* [STATED TASK]:
From the first line of the data down to and including the line with "return v.toFixed(2).replace('.', ',');", copy everything exactly, leaving out pictures.
--- BEGIN RECORDS FOR THE TASK ---
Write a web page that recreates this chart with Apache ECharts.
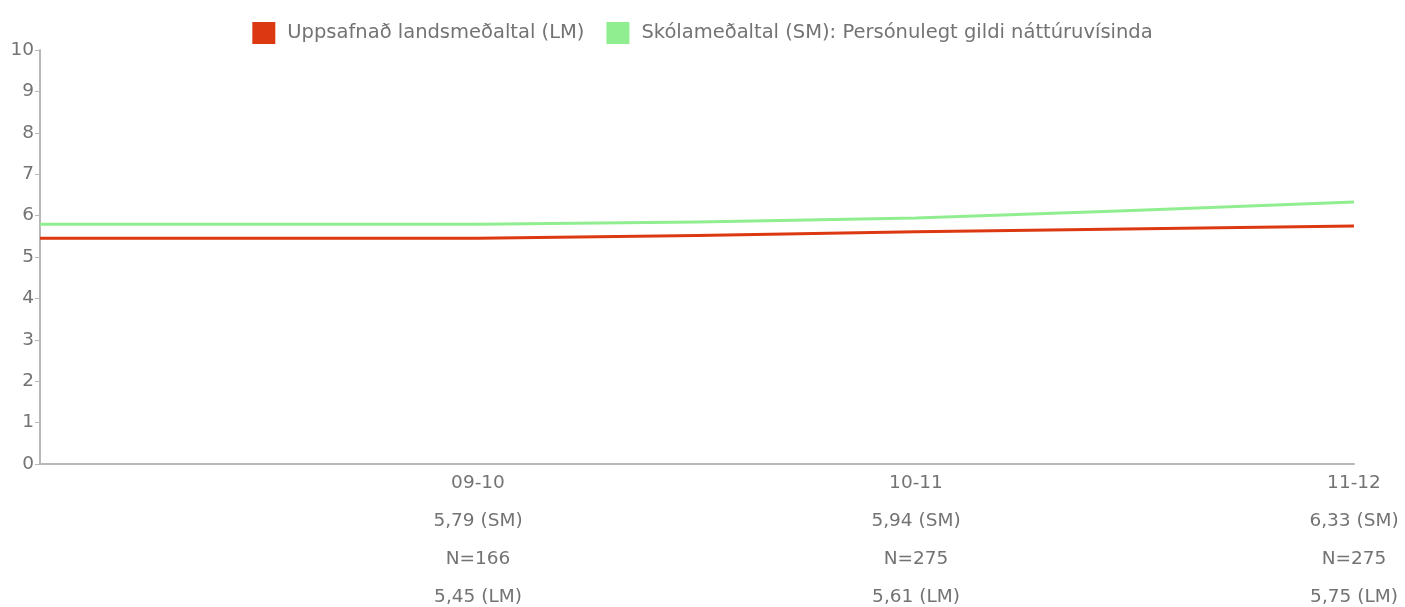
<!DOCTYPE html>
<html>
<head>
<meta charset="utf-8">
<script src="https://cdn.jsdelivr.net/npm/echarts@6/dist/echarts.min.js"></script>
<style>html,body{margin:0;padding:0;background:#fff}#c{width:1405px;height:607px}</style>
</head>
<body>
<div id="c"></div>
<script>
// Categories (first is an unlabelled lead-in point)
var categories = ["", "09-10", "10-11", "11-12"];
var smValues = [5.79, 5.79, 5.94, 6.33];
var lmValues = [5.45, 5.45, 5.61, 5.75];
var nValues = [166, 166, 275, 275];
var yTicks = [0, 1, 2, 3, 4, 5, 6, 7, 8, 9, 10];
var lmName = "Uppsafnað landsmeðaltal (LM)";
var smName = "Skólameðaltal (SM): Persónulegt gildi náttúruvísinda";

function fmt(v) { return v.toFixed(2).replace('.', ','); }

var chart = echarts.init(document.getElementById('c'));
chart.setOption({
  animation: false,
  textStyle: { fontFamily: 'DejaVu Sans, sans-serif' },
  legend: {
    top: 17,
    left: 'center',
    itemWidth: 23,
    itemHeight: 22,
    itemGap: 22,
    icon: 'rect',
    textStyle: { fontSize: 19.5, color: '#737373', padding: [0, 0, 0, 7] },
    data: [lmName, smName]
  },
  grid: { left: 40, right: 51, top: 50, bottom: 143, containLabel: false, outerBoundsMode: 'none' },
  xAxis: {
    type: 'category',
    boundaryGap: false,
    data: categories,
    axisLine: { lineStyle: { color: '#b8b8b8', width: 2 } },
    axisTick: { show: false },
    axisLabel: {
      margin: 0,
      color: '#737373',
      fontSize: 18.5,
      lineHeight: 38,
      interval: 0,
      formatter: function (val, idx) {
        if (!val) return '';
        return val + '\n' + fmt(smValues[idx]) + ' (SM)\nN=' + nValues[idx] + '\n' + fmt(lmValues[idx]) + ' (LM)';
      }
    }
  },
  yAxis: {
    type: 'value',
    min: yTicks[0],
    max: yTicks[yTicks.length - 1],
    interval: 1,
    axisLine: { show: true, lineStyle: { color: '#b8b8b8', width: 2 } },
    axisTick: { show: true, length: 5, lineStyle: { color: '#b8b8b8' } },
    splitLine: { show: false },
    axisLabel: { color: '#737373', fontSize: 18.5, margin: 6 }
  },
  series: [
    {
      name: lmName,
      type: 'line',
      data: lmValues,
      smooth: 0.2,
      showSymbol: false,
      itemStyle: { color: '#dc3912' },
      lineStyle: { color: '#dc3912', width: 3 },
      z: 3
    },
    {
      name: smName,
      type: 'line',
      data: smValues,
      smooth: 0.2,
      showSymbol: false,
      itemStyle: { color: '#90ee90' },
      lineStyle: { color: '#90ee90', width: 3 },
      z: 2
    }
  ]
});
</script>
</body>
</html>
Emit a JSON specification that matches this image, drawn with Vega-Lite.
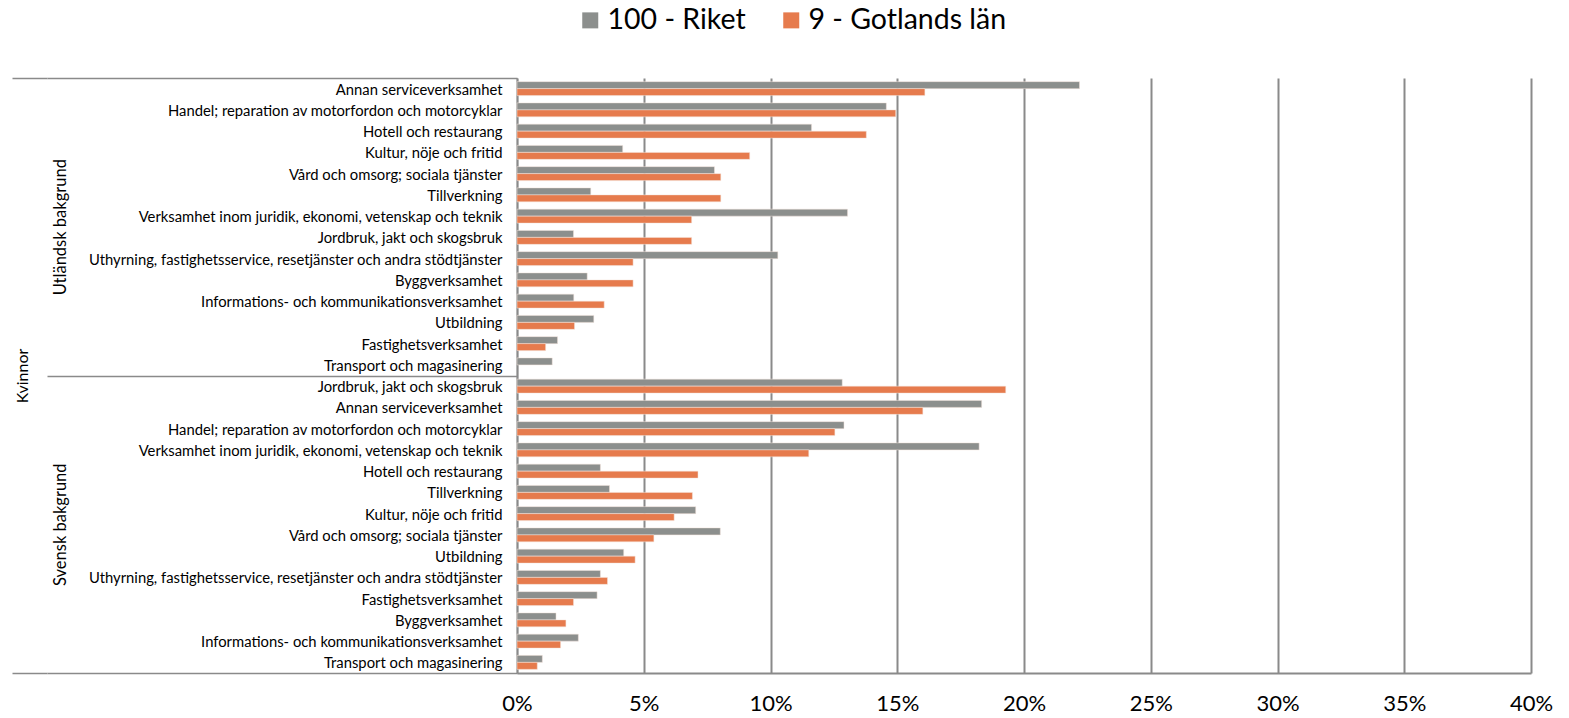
--- END RECORDS FOR THE TASK ---
* [COMPLETE ANSWER]:
Write a web page that recreates this chart with Apache ECharts.
<!DOCTYPE html>
<html>
<head>
<meta charset="utf-8">
<script src="https://cdn.jsdelivr.net/npm/echarts@6/dist/echarts.min.js"></script>
<style>html,body{margin:0;padding:0;background:#fff}#c{width:1405px;height:607px}</style>
</head>
<body>
<div id="c"></div>
<script>
// Categories (first is an unlabelled lead-in point)
var categories = ["", "09-10", "10-11", "11-12"];
var smValues = [5.79, 5.79, 5.94, 6.33];
var lmValues = [5.45, 5.45, 5.61, 5.75];
var nValues = [166, 166, 275, 275];
var yTicks = [0, 1, 2, 3, 4, 5, 6, 7, 8, 9, 10];
var lmName = "Uppsafnað landsmeðaltal (LM)";
var smName = "Skólameðaltal (SM): Persónulegt gildi náttúruvísinda";

function fmt(v) { return v.toFixed(2).replace('.', ','); }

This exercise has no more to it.